His comments on the Inter-American Commission on Human Rights and the Inter-American Court of Human Rights are cursory at best. These bodies do have an extensive record in helping to correct human rights abuses; it is certainly to Toledo’s credit that he accepted the Court’s judgment against Peru, although the crimes involved took place prior to his administration. Indeed, it should be said that Toledo’s efforts on behalf of human rights seem to have been more extensive, more politically risky, and with more of a legacy, than this article presents.

Since 2006, Toledo has found a useful perch in academic and NGO institutions in this country, such as working with the Carter Center on election monitoring. It would have been interesting to hear his views on how his outlook on these matters has been shaped by his American experiences— and how his Peruvian and Indio life may have lead him to see the weaknesses of the American approach to human rights.

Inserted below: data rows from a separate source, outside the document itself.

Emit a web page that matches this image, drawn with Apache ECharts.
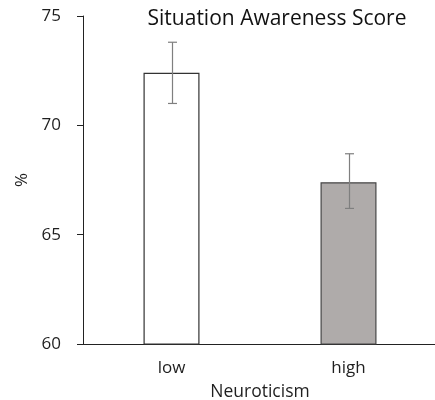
<!DOCTYPE html>
<html>
<head>
<meta charset="utf-8">
<script src="https://cdn.jsdelivr.net/npm/echarts@6/dist/echarts.min.js"></script>
<style>
  html, body { margin: 0; padding: 0; background: #fff; }
  #chart { width: 435px; height: 400px; }
</style>
</head>
<body>
<div id="chart"></div>
<script>
// Mean situation awareness score by neuroticism group, with error bars
const categories = ['low', 'high'];
const means = [72.4, 67.4];
const errLow = [71.0, 66.2];
const errHigh = [73.8, 68.7];
const barFills = ['#ffffff', '#afabaa'];
const barBorders = ['#333333', '#474747'];

const FONT = '"Open Sans", sans-serif';
const TEXT = '#1f1f1f';
const chart = echarts.init(document.getElementById('chart'));

chart.setOption({
  animation: false,
  title: {
    text: 'Situation Awareness Score',
    left: 272,
    textAlign: 'center',
    top: 4,
    textStyle: { fontFamily: FONT, fontSize: 21, fontWeight: 'normal', color: '#111' }
  },
  grid: { left: 83, top: 16, width: 354, height: 328, containLabel: false, outerBoundsMode: 'none' },
  xAxis: {
    type: 'category',
    data: categories,
    name: 'Neuroticism',
    nameLocation: 'middle',
    nameGap: 39,
    nameTextStyle: { fontFamily: FONT, fontSize: 17.5, color: TEXT },
    axisLine: { lineStyle: { color: '#222', width: 1 } },
    axisTick: { alignWithLabel: true, length: 4, lineStyle: { color: '#222' } },
    axisLabel: { margin: 16, fontFamily: FONT, fontSize: 17, color: TEXT }
  },
  yAxis: {
    type: 'value',
    min: 60, max: 75, interval: 5,
    name: '%',
    nameLocation: 'middle',
    nameGap: 50,
    nameRotate: 90,
    nameTextStyle: { fontFamily: FONT, fontSize: 17, color: TEXT },
    splitLine: { show: false },
    axisLine: { show: true, lineStyle: { color: '#222', width: 1 } },
    axisTick: { show: true, length: 6, lineStyle: { color: '#222' } },
    axisLabel: { margin: 22, fontFamily: FONT, fontSize: 17, color: TEXT }
  },
  series: [
    {
      type: 'bar',
      barWidth: 56,
      data: means.map((v, i) => ({
        value: v,
        itemStyle: { color: barFills[i], borderColor: barBorders[i], borderWidth: 1.2 }
      }))
    },
    {
      type: 'custom',
      z: 5,
      data: categories.map((c, i) => [i, errLow[i], errHigh[i]]),
      renderItem: function (params, api) {
        const lo = api.coord([api.value(0), api.value(1)]);
        const hi = api.coord([api.value(0), api.value(2)]);
        const x = Math.round(lo[0]) + 0.5;
        const cap = 4.5;
        const style = { stroke: '#7f7f7f', lineWidth: 1.2, fill: null };
        return {
          type: 'group',
          children: [
            { type: 'line', shape: { x1: x, y1: hi[1], x2: x, y2: lo[1] }, style },
            { type: 'line', shape: { x1: x - cap, y1: hi[1], x2: x + cap, y2: hi[1] }, style },
            { type: 'line', shape: { x1: x - cap, y1: lo[1], x2: x + cap, y2: lo[1] }, style }
          ]
        };
      }
    }
  ]
});
</script>
</body>
</html>
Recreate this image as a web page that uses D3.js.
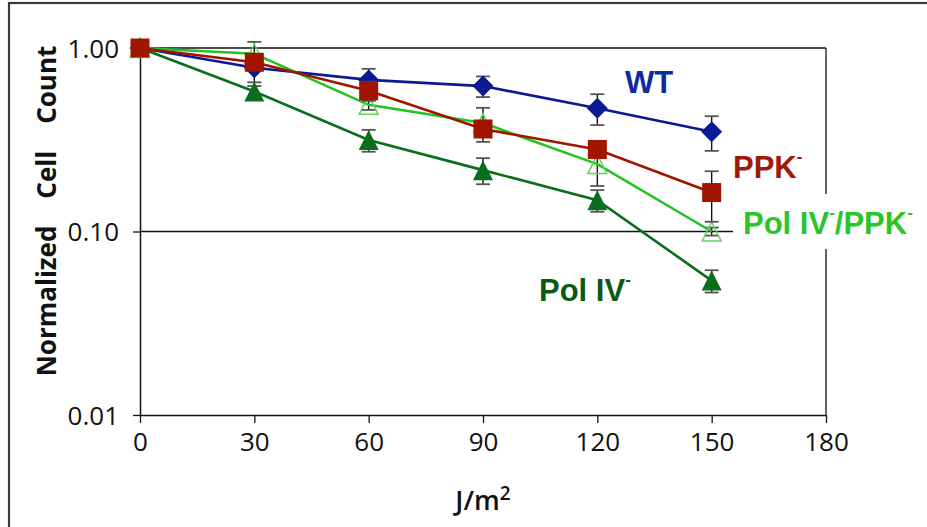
<!DOCTYPE html>
<html><head><meta charset="utf-8">
<script src="https://cdn.jsdelivr.net/npm/d3@7"></script>
<style>body{margin:0;background:#fff}</style>
</head><body><svg id="c" width="927" height="527" xmlns="http://www.w3.org/2000/svg"></svg>
<script>
// ---- data ----
const doses = [0, 30, 60, 90, 120, 150];
const wt = [1.00, 0.78, 0.67, 0.62, 0.47, 0.35];
const wtErr = [0, 0.13, 0.10, 0.08, 0.09, 0.075];
const pol4 = [1.00, 0.58, 0.315, 0.216, 0.148, 0.054];
const pol4Err = [0, 0.04, 0.043, 0.035, 0.02, 0.0075];
const pol4ppk = [1.00, 0.93, 0.49, 0.39, 0.233, 0.10];
const pol4ppkErr = [0, 0.15, 0.03, 0.082, 0.056, 0.005];
const ppk = [1.00, 0.836, 0.585, 0.362, 0.28, 0.163];
const ppkErr = [0, 0.05, 0.07, 0.02, 0.02, 0.05];
const xTicks = [0, 30, 60, 90, 120, 150, 180];
const yTicks = [0.01, 0.1, 1];

const svg = d3.select("#c");
const L = 140, R = 826, T = 48, B = 415;
const x = d3.scaleLinear().domain([0, 180]).range([L, R]);
const y = d3.scaleLog().domain([0.01, 1]).range([B, T]);

// outer frame
svg.append("rect").attr("x", 9).attr("y", 3).attr("width", 1000).attr("height", 1000)
  .attr("fill", "none").attr("stroke", "#3a3a3a").attr("stroke-width", 2.2);

// gridlines
svg.append("g").selectAll("line").data(yTicks.filter(d => d > 0.01)).join("line")
  .attr("x1", L).attr("x2", R).attr("y1", d => y(d)).attr("y2", d => y(d))
  .attr("stroke", "#111").attr("stroke-width", 1.3);
// right border
svg.append("line").attr("x1", R).attr("x2", R).attr("y1", T).attr("y2", B)
  .attr("stroke", "#111").attr("stroke-width", 1.3);

const tickFont = "'Open Sans', 'Noto Sans', sans-serif";
const yAxis = svg.append("g").attr("transform", `translate(${L},0)`)
  .call(d3.axisLeft(y).tickValues(yTicks).tickFormat(d3.format(".2f")).tickSize(7).tickSizeOuter(0).tickPadding(14));
const xAxis = svg.append("g").attr("transform", `translate(0,${B})`)
  .call(d3.axisBottom(x).tickValues(xTicks).tickFormat(d3.format("d")).tickSize(8).tickSizeOuter(0).tickPadding(9));
[yAxis, xAxis].forEach(a => {
  a.selectAll("path.domain").attr("stroke", "#111").attr("stroke-width", 1.5);
  a.selectAll(".tick line").attr("stroke", "#111").attr("stroke-width", 1.3);
  a.selectAll("text").attr("fill", "#111").style("font-family", tickFont).style("font-size", "26px");
});
yAxis.selectAll("text").attr("dy", "0.36em");
xAxis.selectAll("text").attr("dy", "0.74em");

// axis titles
svg.append("text").attr("transform", `translate(56,${211}) rotate(-90)`)
  .attr("text-anchor", "middle").style("white-space", "pre")
  .style("font-family", tickFont).style("font-weight", "bold").style("font-size", "26px").attr("fill", "#111")
  .text("Normalized    Cell    Count");
const xt = svg.append("text").attr("x", x(90)).attr("y", 510).attr("text-anchor", "middle")
  .style("font-family", tickFont).style("font-size", "27px").style("font-weight", "600").attr("fill", "#111");
xt.append("tspan").text("J/m");
xt.append("tspan").attr("dy", -10).style("font-size", "19px").text("2");

// marker shapes
const shapes = {
  diamond: r => `M0,${-r}L${r},0L0,${r}L${-r},0Z`,
  square: r => `M${-r},${-r}H${r}V${r}H${-r}Z`,
  triangle: r => `M0,${-r}L${r},${r}L${-r},${r}Z`
};

const series = [
  {vals: wt, err: wtErr, color: "#0a1a92", shape: "diamond", r: 10.5, fill: "#0a1a92", stroke: "none"},
  {vals: pol4, err: pol4Err, color: "#0b6e1c", shape: "triangle", r: 10, fill: "#0b6e1c", stroke: "none"},
  {vals: pol4ppk, err: pol4ppkErr, color: "#22c322", shape: "triangle", r: 9.5, fill: "none", stroke: "#5fd65f"},
  {vals: ppk, err: ppkErr, color: "#a01400", shape: "square", r: 9.5, fill: "#a01400", stroke: "none"}
];

const line = d3.line().x(d => x(d.d)).y(d => y(d.v));
series.forEach(s => {
  const pts = doses.map((d, i) => ({d, v: s.vals[i], e: s.err[i]}));
  const g = svg.append("g");
  const eb = g.append("g").selectAll("g").data(pts.filter(p => p.e > 0)).join("g");
  eb.append("line").attr("x1", p => x(p.d)).attr("x2", p => x(p.d))
    .attr("y1", p => y(p.v + p.e)).attr("y2", p => y(p.v - p.e)).attr("stroke", "#111").attr("stroke-width", 1.4);
  eb.selectAll("line.cap").data(p => [[p.d, p.v + p.e], [p.d, p.v - p.e]]).join("line").attr("class", "cap")
    .attr("x1", c => x(c[0]) - 7).attr("x2", c => x(c[0]) + 7)
    .attr("y1", c => y(c[1])).attr("y2", c => y(c[1])).attr("stroke", "#555").attr("stroke-width", 1.8);
  g.append("path").datum(pts).attr("d", line).attr("fill", "none")
    .attr("stroke", s.color).attr("stroke-width", 2.6);
  g.append("g").selectAll("path").data(pts).join("path")
    .attr("transform", p => `translate(${x(p.d)},${y(p.v)})`)
    .attr("d", shapes[s.shape](s.r)).attr("fill", s.fill === "none" ? "#fff" : s.fill)
    .attr("fill-opacity", s.fill === "none" ? 0 : 1)
    .attr("stroke", s.stroke).attr("stroke-width", 1.5);
});

// labels: parts alternate text and superscript minus
const labFont = "'Liberation Sans', Arial, sans-serif";
function label(xp, yp, color, parts, bg) {
  if (bg) svg.append("rect").attr("x", bg[0]).attr("y", bg[1]).attr("width", bg[2]).attr("height", bg[3]).attr("fill", "#fff");
  const t = svg.append("text").attr("x", xp).attr("y", yp).attr("fill", color)
    .style("font-family", labFont).style("font-weight", "bold").style("font-size", "31px");
  let shift = 0;
  parts.forEach(p => {
    if (p === "^") {
      t.append("tspan").attr("dy", -16).style("font-size", "17px").text("-");
      shift = 16;
    } else {
      t.append("tspan").attr("dy", shift).text(p);
      shift = 0;
    }
  });
}
label(625, 93, "#0f2a9e", ["WT"]);
label(733, 178, "#a01a0a", ["PPK", "^"]);
label(743, 234, "#2bc52b", ["Pol IV", "^", "/PPK", "^"], [733, 194, 194, 55]);
label(539, 301, "#0b5a14", ["Pol IV", "^"]);
</script>
</body></html>
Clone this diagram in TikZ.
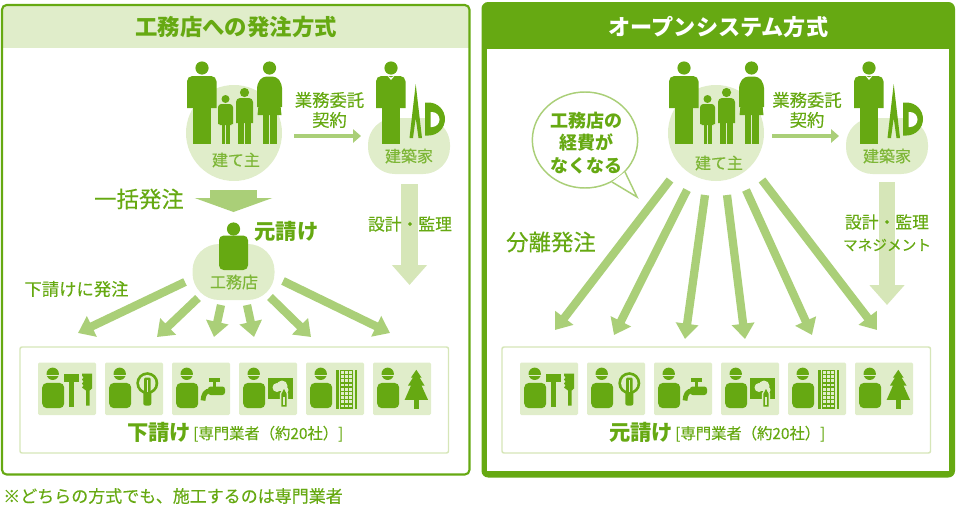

Professor Henry Krisch (Political Science emeritus, University of Connecticut) taught political science at the University of Connecticut and Columbia University for almost forty years. He has specialized in Soviet and German, especially East German, politics, and more recently in international human rights issues. At the University of Connecticut, Krisch was Director of the Center for Soviet and East European Studies, co-chaired the academic program committee for the Dodd Year (1995-96) on "Fifty Years After Nuremberg: Human Rights and the Rule of Law." Since 1999, he has been a member of the Gladstein Human Rights Committee. His publications include German Politics under Soviet Occupation (1974), The German Democratic Republic: Search for Identity (1985), Politics and Culture in the GDR (1989), Politics in Germany [co-authored] (2009), and “George Soros,” in The Encyclopedia of Human Rights (2009).